Prices last month also increased by 1.5 per cent compared to a year ago, but still remained 5.2 per cent below the recent peak in January 2014, SRX release stated.
The increase was led by a 1.1 per cent jump in prices in the prime region or Core Central Region (CCR) as well as in the city fringes or Rest of Central Region, (RCR).
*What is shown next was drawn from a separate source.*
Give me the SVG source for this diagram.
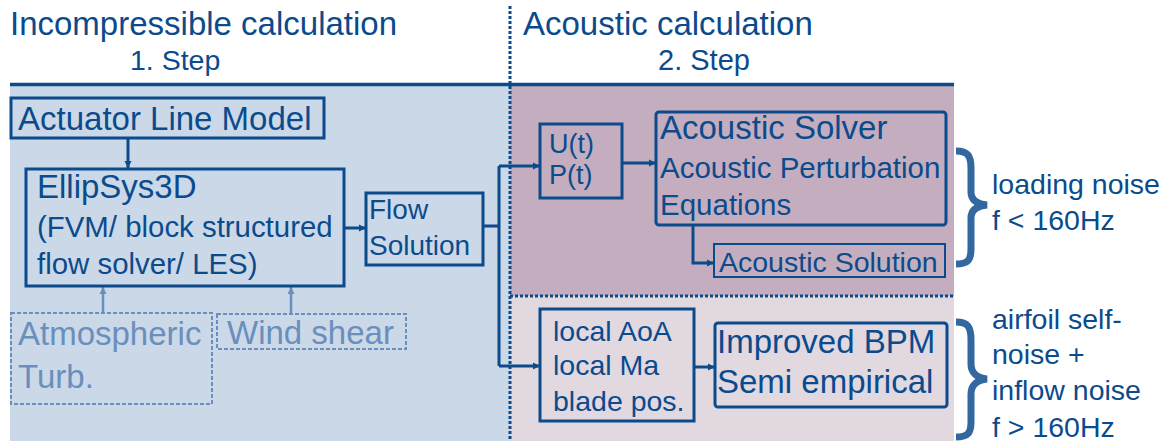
<svg xmlns="http://www.w3.org/2000/svg" width="1166" height="441" viewBox="0 0 1166 441">
<style>
text{font-family:"Liberation Sans",Arial,sans-serif;fill:#0b4b8c}
.lt{fill:#6a8fbd}
.box{fill:none;stroke:#0b4b8c;stroke-width:3}
.dbox{fill:none;stroke:#6a8fbd;stroke-width:2;stroke-dasharray:4 2}
.ln{fill:none;stroke:#0b4b8c;stroke-width:3}
.lnl{fill:none;stroke:#6a8fbd;stroke-width:2.5}
.dot{fill:none;stroke:#0b4b8c;stroke-width:3;stroke-dasharray:3 2}
.brace{fill:none;stroke:#33679f;stroke-width:7;stroke-linecap:butt}
</style>
<defs>
<marker id="ah" markerUnits="userSpaceOnUse" markerWidth="8" markerHeight="8" refX="7" refY="4" orient="auto"><path d="M0,0.5 L7,4 L0,7.5 z" fill="#0b4b8c"/></marker>
<marker id="ahl" markerUnits="userSpaceOnUse" markerWidth="8" markerHeight="8" refX="7" refY="4" orient="auto"><path d="M0,0.5 L7,4 L0,7.5 z" fill="#6a8fbd"/></marker>
</defs>
<g id="background">
<rect x="10" y="86" width="500" height="355" fill="#cbd8e8"/>
<rect x="510" y="86" width="444" height="210" fill="#c3adbe"/>
<rect x="510" y="296" width="444" height="145" fill="#e1d8e0"/>
<line x1="10" y1="84.5" x2="954" y2="84.5" stroke="#0b4b8c" stroke-width="3.5"/>
<line class="dot" x1="510" y1="6" x2="510" y2="441"/>
<line class="dot" x1="510" y1="296" x2="954" y2="296"/>
</g>
<g id="headers">
<text x="10" y="35" font-size="33">Incompressible calculation</text>
<text x="130" y="70" font-size="28.5">1. Step</text>
<text x="523" y="35" font-size="33">Acoustic calculation</text>
<text x="658" y="70" font-size="29">2. Step</text>
</g>
<g id="connectors">
<line class="ln" x1="128" y1="138" x2="128" y2="168" marker-end="url(#ah)"/>
<line class="ln" x1="344" y1="228" x2="366" y2="228" marker-end="url(#ah)"/>
<path class="ln" d="M483,226 H499"/>
<path class="ln" d="M499,166 V366"/>
<path class="ln" d="M499,166 H540" marker-end="url(#ah)"/>
<path class="ln" d="M499,366 H540" marker-end="url(#ah)"/>
<line class="ln" x1="622" y1="163" x2="656" y2="163" marker-end="url(#ah)"/>
<path class="ln" d="M693,225 V263 H714" marker-end="url(#ah)"/>
<line class="ln" x1="694" y1="367" x2="715" y2="367" marker-end="url(#ah)"/>
<line class="lnl" x1="103" y1="313" x2="103" y2="287" marker-end="url(#ahl)"/>
<line class="lnl" x1="291" y1="314" x2="291" y2="287" marker-end="url(#ahl)"/>
</g>
<g id="actuator">
<rect class="box" x="11" y="98" width="313" height="40"/>
<text x="18" y="130" font-size="33">Actuator Line Model</text>
</g>
<g id="ellipsys">
<rect class="box" x="26" y="169" width="318" height="117"/>
<text x="37" y="198" font-size="33">EllipSys3D</text>
<text x="37" y="237" font-size="29.4">(FVM/ block structured</text>
<text x="37" y="274" font-size="29.4">flow solver/ LES)</text>
</g>
<g id="flow">
<rect class="box" x="366" y="193" width="117" height="72"/>
<text x="369" y="219" font-size="28">Flow</text>
<text x="369" y="255" font-size="28">Solution</text>
</g>
<g id="atmospheric">
<rect class="dbox" x="11" y="313" width="201" height="91"/>
<text class="lt" x="18" y="345" font-size="33">Atmospheric</text>
<text class="lt" x="18" y="388" font-size="33">Turb.</text>
</g>
<g id="windshear">
<rect class="dbox" x="217" y="314" width="189" height="35"/>
<text class="lt" x="227" y="344" font-size="33">Wind shear</text>
</g>
<g id="up">
<rect class="box" x="540" y="124" width="82" height="74"/>
<text x="549" y="153" font-size="27">U(t)</text>
<text x="549" y="184" font-size="27">P(t)</text>
</g>
<g id="acousticsolver">
<rect class="box" x="656" y="112" width="290" height="113" rx="3"/>
<text x="660" y="139" font-size="33">Acoustic Solver</text>
<text x="660" y="178" font-size="29.5">Acoustic Perturbation</text>
<text x="660" y="215" font-size="29.5">Equations</text>
</g>
<g id="acousticsolution">
<rect class="box" x="714" y="244" width="231" height="33" style="stroke-width:2"/>
<text x="719" y="272" font-size="28.5">Acoustic Solution</text>
</g>
<g id="local">
<rect class="box" x="540" y="309" width="154" height="112"/>
<text x="553" y="341" font-size="28.5">local AoA</text>
<text x="553" y="375" font-size="28.5">local Ma</text>
<text x="553" y="411" font-size="28.5">blade pos.</text>
</g>
<g id="bpm">
<rect class="box" x="715" y="323" width="232" height="84" rx="3"/>
<text x="717" y="353" font-size="33">Improved BPM</text>
<text x="717" y="393" font-size="33">Semi empirical</text>
</g>
<g id="loading">
<path class="brace" d="M956,151 C968,151 971,156 971,168 L971,192 C971,200 977,204 987,205 C977,206 971,210 971,218 L971,249 C971,260 968,264 956,264"/>
<text x="992" y="194" font-size="28.5">loading noise</text>
<text x="992" y="230" font-size="28.5">f &lt; 160Hz</text>
</g>
<g id="airfoil">
<path class="brace" d="M956,322 C968,322 971,327 971,340 L971,364 C971,373 977,378 987,379 C977,380 971,385 971,394 L971,422 C971,433 968,437 956,437"/>
<text x="992" y="329" font-size="28.5">airfoil self-</text>
<text x="992" y="364" font-size="28.5">noise +</text>
<text x="992" y="400" font-size="28.5">inflow noise</text>
<text x="992" y="437" font-size="28.5">f &gt; 160Hz</text>
</g>
</svg>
Prices in suburban areas or Outside Central Region (OCR) decreased by 0.4 per cent.
In individual sectors, CCR and RCR recorded a year-on-year price increase of 3.5 per cent and 2.3 per cent respectively, while OCR recorded a year-on-year price decrease of 0.2 per cent.
An estimated 1,235 non-landed private residential units were resold in May 2017, a 17.4 per cent increase to 1,052 units resold in April 2017. It was a whopping 57.7 per cent jump compared to May 2016, when 783 units were resold, but was down 39.8 per cent compared to its peak of 2,050 units resold in April 2010.
The median transaction over X value for non-landed private homes, which measures whether people are overpaying or underpaying the SRX Property X-Value estimated market value, was S$2,000 in May 2017 compared to S$5,000 in April in 2017.
Harbourfront and Telok Blangah districts posted the highest median TOX at positive S$60,000, while Changi district posted a negative TOX of S$21,000.